• The task
Give back exactly the lines from the beginning of the listing below to the line holding "did the homicides", both ends included; the pictures stay out.

• Recorded information

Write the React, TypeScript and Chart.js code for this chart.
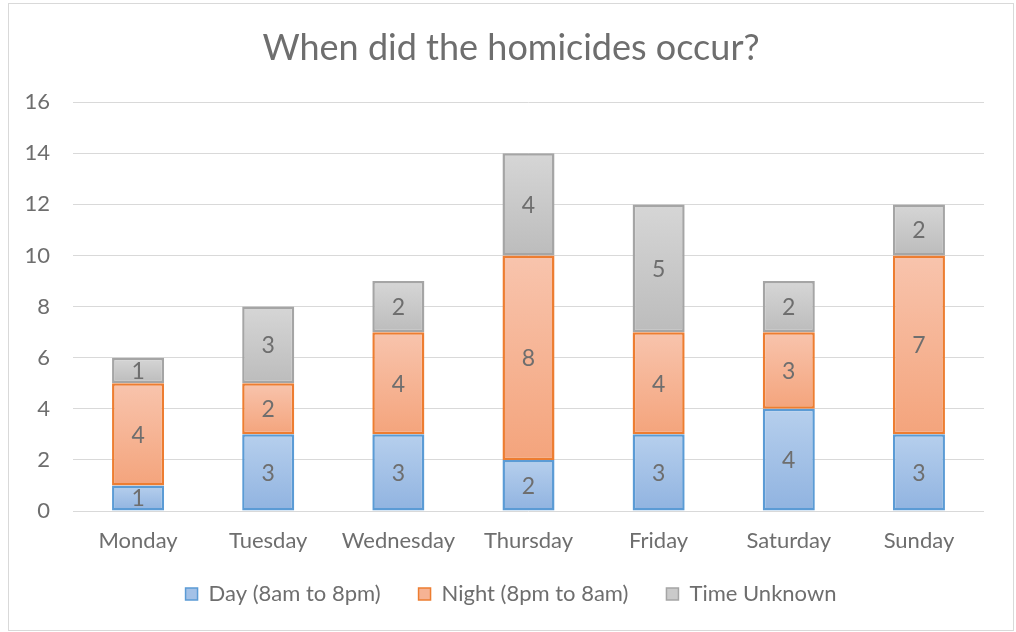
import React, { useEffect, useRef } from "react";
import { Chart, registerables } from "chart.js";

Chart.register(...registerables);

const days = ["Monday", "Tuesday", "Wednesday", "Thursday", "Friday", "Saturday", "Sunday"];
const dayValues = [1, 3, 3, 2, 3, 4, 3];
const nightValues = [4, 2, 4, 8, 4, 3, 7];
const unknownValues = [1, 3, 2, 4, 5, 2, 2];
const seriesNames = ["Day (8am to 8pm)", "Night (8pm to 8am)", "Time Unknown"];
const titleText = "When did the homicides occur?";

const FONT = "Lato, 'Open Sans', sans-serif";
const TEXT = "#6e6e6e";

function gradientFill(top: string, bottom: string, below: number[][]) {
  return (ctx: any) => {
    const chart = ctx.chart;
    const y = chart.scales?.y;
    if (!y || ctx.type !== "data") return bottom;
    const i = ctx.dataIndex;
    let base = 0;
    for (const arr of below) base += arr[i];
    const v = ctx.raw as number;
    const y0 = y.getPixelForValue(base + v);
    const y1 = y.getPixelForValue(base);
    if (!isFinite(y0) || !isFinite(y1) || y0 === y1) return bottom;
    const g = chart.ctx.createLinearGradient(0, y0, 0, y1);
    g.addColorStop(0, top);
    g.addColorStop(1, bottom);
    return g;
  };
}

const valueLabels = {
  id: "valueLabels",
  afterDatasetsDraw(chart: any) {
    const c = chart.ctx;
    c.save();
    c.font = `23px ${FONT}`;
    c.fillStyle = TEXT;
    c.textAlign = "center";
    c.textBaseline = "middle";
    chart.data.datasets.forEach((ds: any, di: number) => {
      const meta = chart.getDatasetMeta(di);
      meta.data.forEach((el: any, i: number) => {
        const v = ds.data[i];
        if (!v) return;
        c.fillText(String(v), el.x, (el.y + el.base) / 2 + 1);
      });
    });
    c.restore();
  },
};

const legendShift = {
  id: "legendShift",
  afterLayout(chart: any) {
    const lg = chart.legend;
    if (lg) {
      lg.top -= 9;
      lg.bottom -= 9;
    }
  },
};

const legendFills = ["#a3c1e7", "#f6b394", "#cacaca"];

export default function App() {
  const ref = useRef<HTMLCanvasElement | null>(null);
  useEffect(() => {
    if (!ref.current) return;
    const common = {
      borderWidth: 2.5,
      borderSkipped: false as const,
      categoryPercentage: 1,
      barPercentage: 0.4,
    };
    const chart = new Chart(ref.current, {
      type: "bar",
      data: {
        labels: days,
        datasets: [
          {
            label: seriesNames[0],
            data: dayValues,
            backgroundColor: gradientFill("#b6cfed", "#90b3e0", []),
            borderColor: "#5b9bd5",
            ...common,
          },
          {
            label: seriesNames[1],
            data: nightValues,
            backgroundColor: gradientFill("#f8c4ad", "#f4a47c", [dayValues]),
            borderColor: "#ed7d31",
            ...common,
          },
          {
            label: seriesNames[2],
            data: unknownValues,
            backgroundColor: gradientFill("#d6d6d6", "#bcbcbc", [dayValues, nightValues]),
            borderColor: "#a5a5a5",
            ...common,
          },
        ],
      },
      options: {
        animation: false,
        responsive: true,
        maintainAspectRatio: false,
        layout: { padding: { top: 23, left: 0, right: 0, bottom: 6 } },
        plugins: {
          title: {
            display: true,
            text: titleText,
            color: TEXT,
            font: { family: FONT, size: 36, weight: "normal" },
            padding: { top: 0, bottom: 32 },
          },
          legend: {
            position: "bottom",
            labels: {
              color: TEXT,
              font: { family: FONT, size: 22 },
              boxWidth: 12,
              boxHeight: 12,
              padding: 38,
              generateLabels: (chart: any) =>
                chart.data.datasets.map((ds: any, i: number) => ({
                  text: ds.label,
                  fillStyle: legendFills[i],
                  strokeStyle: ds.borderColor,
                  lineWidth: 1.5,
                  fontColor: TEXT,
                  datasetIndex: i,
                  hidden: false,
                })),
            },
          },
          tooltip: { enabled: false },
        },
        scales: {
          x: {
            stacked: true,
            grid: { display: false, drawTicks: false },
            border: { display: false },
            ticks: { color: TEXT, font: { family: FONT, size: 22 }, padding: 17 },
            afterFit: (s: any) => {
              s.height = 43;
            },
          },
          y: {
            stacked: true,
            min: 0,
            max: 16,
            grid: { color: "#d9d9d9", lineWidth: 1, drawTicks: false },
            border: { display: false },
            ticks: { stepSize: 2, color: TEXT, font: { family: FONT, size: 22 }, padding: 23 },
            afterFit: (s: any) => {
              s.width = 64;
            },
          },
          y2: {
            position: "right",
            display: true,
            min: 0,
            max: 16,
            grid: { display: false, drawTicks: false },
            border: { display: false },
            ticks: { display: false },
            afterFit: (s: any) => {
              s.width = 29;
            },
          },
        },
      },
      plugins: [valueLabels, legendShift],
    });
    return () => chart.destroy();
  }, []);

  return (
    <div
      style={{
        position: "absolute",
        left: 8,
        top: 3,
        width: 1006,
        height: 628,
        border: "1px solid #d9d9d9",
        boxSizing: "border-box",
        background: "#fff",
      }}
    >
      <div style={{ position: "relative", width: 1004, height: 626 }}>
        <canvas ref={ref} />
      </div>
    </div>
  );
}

• Task answer
Write the React, TypeScript and Chart.js code for this chart.
import React, { useEffect, useRef } from "react";
import { Chart, registerables } from "chart.js";

Chart.register(...registerables);

const days = ["Monday", "Tuesday", "Wednesday", "Thursday", "Friday", "Saturday", "Sunday"];
const dayValues = [1, 3, 3, 2, 3, 4, 3];
const nightValues = [4, 2, 4, 8, 4, 3, 7];
const unknownValues = [1, 3, 2, 4, 5, 2, 2];
const seriesNames = ["Day (8am to 8pm)", "Night (8pm to 8am)", "Time Unknown"];
const titleText = "When did the homicides occur?";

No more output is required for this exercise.